Like Deputy O'Donnell I am telling the Minister to forget the niceties of office, to forget all the official jargon he has given us time after time in supplementary replies and say to the people on strike "I am prepared to meet you, no strings attached. We understand the country is at a standstill".

The Minister to reply.

Are you not allowing me for the time you interrupted?

I did not interrupt the Deputy. I tried to keep him in order and to the question before the House.

I have already explained in the House the Government's position in relation to this dispute. The strike action on which the Post Office Workers' Union embarked was taken at a time when the negotiations on their claims were in progress and when procedures were available to the union for pursuing the claims. These procedures have not been exhausted. I want to emphasise that the Department did not break off negotiations and are prepared to resume discussions within the agreed procedures for conciliation. Independent arbitration by an arbitrator agreed to by all the unions in the civil service is available at any time if they are dissatisfied with progress. I have undertaken to accept the findings of the arbitrator.

It should be evident to everyone that the Department are not putting obstacles in the way of the union. I have said the Department will facilitate the union in every possible way in processing their claim quickly to a conclusion. I would have thought that the experience of recent years would have taught us that the only way to resolve industrial problems is by negotiation within agreed procedures which are there for that purpose.
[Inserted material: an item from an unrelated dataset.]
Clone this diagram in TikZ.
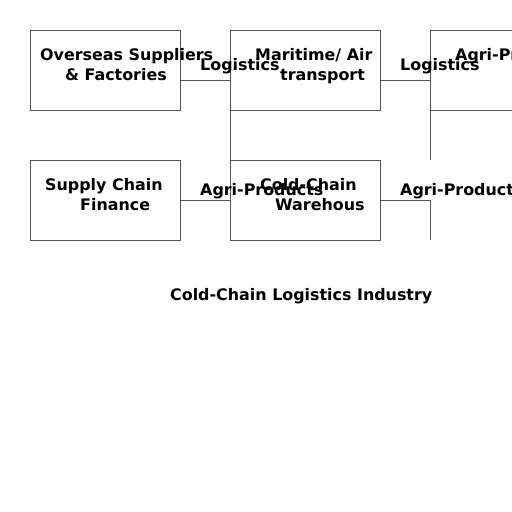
\documentclass[tikz,border=0pt]{standalone}
\usepackage{fontspec}
\setmainfont{DejaVu Sans}
\begin{document}
\begin{tikzpicture}[x=1pt,y=-1pt,
  box/.style={draw=linegray,line width=1pt,minimum width=150pt,minimum height=80pt,inner sep=0pt,anchor=north west},
  txt/.style={anchor=base west,inner sep=0pt,font=\fontsize{15.9}{18}\selectfont\bfseries},
  conn/.style={draw=linegray,line width=1pt}]
\definecolor{linegray}{HTML}{555555}
\useasboundingbox (0,0) rectangle (512,512);
\clip (0,0) rectangle (512,512);
\fill[white] (0,0) rectangle (512,512);
% boxes
\node[box] (ov) at (30,30) {};
\node[box] (mt) at (230,30) {};
\node[box] (ap) at (430,30) {};
\node[box] (scf) at (30,160) {};
\node[box] (cw) at (230,160) {};
\coordinate (e2) at (430,160);
\coordinate (e4) at (430,240);
% connectors
\draw[conn] ([yshift=-10pt]ov.east) -| (cw.north west);
\draw[conn] ([yshift=-10pt]mt.east) -| (e2);
\draw[conn] (scf.east) -| (cw.south west);
\draw[conn] (cw.east) -| (e4);
% box texts
\node[txt] (ov1) at (40,60.5) {Overseas Suppliers};
\node[txt] (ov2) at (65,80.5) {\& Factories};
\node[txt] (mt1) at (255,60.5) {Maritime/ Air};
\node[txt] (mt2) at (280,80.5) {transport};
\node[txt] (ap1) at (455,60.5) {Agri-Products};
\node[txt] (scf1) at (45,190.5) {Supply Chain};
\node[txt] (scf2) at (80,210.5) {Finance};
\node[txt] (cw1) at (260,190.5) {Cold-Chain};
\node[txt] (cw2) at (275,210.5) {Warehous};
% connector labels
\node[txt] (l1) at (200,70.5) {Logistics};
\node[txt] (l2) at (400,70.5) {Logistics};
\node[txt] (l3) at (200,195.5) {Agri-Products};
\node[txt] (l4) at (400,195.5) {Agri-Products};
% title
\node[txt] (title) at (170,300.5) {Cold-Chain Logistics Industry};
\end{tikzpicture}
\end{document}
It is very difficult to understand why the public should have to face the damaging consequences of a strike in an important public service and the Department are saying that further conciliation negotiations are still available, as is independent arbitration. All the procedures under the conciliation and arbitration scheme and the national wage agreement, to both of which the union is a party, are there for the purpose of settling pay claims and are available.

The Government and myself are anxious that the union's pay claim should be settled on an equitable basis, that is, a basic which is fair to the staff and to the users of the Department's services. An equitable settlement must be consistent with the Department's position as the supplier of important public services to the community. It is important that Deputies and the public at large should appreciate the importance of adhering to orderly means of resolving pay claims within the civil service. I fully understand the annoyance and irritation which many people feel when public services are disrupted and I appreciate the hardships which these stoppages cause. It is precisely to provide that such stoppages should not become the norm that the Government are concerned that orderly agreed procedures should be used. It is only too easy in the face of difficulties caused by a particular dispute to call on the Minister to throw overboard these procedures, but that would cause irreparable damage. Settlement in a particular dispute on such a basis would have the most serious consequences and clearly would not be in the interests of the public or the staff.

It has been suggested by Deputies opposite who have no responsibility that I should meet the union outside the conciliation and arbitration scheme and that I could do so without adverse consequences. This shows how little they understand the problem. Under the scheme of conciliation and arbitration agreed between the Minister for the Public Service and all the unions representing staff in the civil service, both sides are committed to using the procedures laid down in the scheme for dealing with matters which are appropriate to be so dealt with. In my view it would be totally inconsistent with the provisions and the intentions of the conciliation and arbitration scheme for negotiations to take place while industrial action is in progress. All experience shows that this does not solve problems. To depart from the agreed procedures would also be contrary to the terms of the national wage agreement which expressly provides for the maintenance of industrial peace and for the processing of claims of this kind through the negotiation procedures. In such circumstances the future of the conciliation and arbitration scheme would have been gravely endangered. There would be no going back and effectively there would be no negotiation structures within which problems about pay and other matters could be peacefully resolved.

The last people I would expect to thank me for damaging present procedures in this way would be the civil service unions. It is a matter of record that over the years the conciliation and arbitration scheme has fulfilled the purposes for which it was agreed and very many claims have been settled. The scheme relates to all the unions in the civil service. The dispute which lasted all through the period of the previous administration and spilled over into mine was settled by me under conciliation and arbitration. If a new scheme is desired by any union or group in the civil service, then in consultation with the other unions and with the Minister for the Public Service a change can be made, provided that it is made with the agreement of all concerned.

The present strike action is in clear breach of both the scheme for conciliation and arbitration and the current national wage agreement. The Government could hardly be expected to consider a breach of this agreement, which binds both parties to the maintenance of industrial peace. The union claims range from 31 per cent to 51 per cent and have been presented on the basis that the staff have fallen behind in relation to comparable workers elsewhere. It is not sufficient simply to submit claims. These claims must be justified. Where it is claimed that the staff have fallen behind comparable workers, the extent to which they have fallen behind must be substantiated. The union and the Department have discussed these claims at a number of meetings and substantial offers have been made which in the view of the Department more than meet the argument about comparability and productivity and the other factors which the union have put forward. Arbitration is available if the union are not satisfied with the Department's assessment.

The staff concerned have received all the increases provided under the national wage agreement and will be receiving final payment under the current agreement with effect from today. Increases over and above the increases in the national wage agreement are not precluded, but must be properly supported in accordance with the various criteria laid down in the national wage agreement. To concede unjustified increases would entail imposing unjustified costs on the post office users and would also be a recipe for inflation. If the case is brought before the arbitrator, I will accept his decision.

I have already appealed to the union and to the staff to end their action and I would again make that plea. I assure them that all the facilities available under the conciliation and arbitration scheme and the national wage agreement are available to them. They can come back to conciliation if they have further argument to put forward or they can go to arbitration if they are dissatisfied with the Department's offer. This is still the best and only advice I can give them. I do so in the conviction that this is the way in which a satisfactory settlement can be reached and their own and the public interest safeguarded.

The Dáil adjourned at 5.30 p.m. until 2.30 p.m. on Tuesday, 6 March 1979.